The case study focuses on risk analytics in banking, where the goal is to reduce the risk of losing money when giving loans to customers. Loan companies struggle to lend to people with little or no credit history, which some use to their advantage by defaulting on loans.
Imagine you work for a company that lends money to urban customers. Your task is to use Exploratory Data Analysis (EDA) to study loan application data. This helps ensure that capable applicants aren't wrongly rejected and risky ones are identified.
When deciding to approve a loan, the company faces two risks:
- If a reliable applicant is rejected, the company loses business.
- If a risky applicant is approved, the company may lose money.

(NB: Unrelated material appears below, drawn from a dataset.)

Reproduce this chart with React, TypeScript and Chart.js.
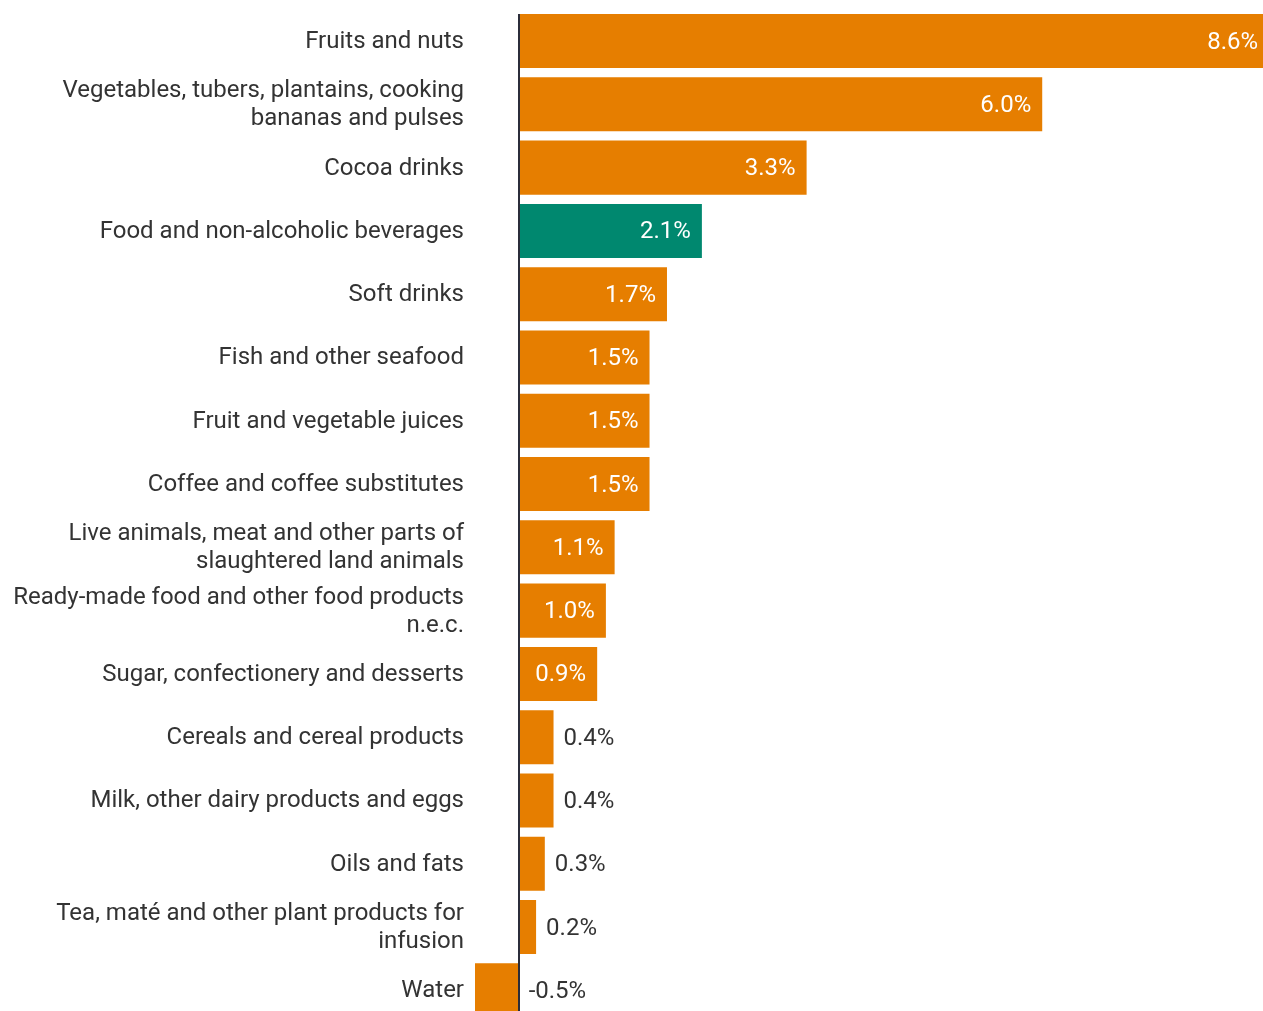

Your job is to predict whether a person is eligible for a loan based on various factors like income, credit history, and more.
Approach
Data Understanding and Preprocessing:
- Load the dataset.
- Explore the features and types of data.
- Handle missing data.
- Convert categorical data into numbers.
Exploratory Data Analysis (EDA):
- Analyze statistics like mean and median.
- Visualize the data with charts and draw conclusions.
Model Development:
- Split data into training and testing sets.
- Train and test several machine learning models, such as Logistic Regression and Decision Trees.
- Model Selection and Tuning:
Compare models using cross-validation.
- Choose the best model and fine-tune it for better performance.
Model Evaluation:
- Test the final model’s performance.
- Analyze key metrics to understand how well it works.
Conclusion: Summarize the findings and results.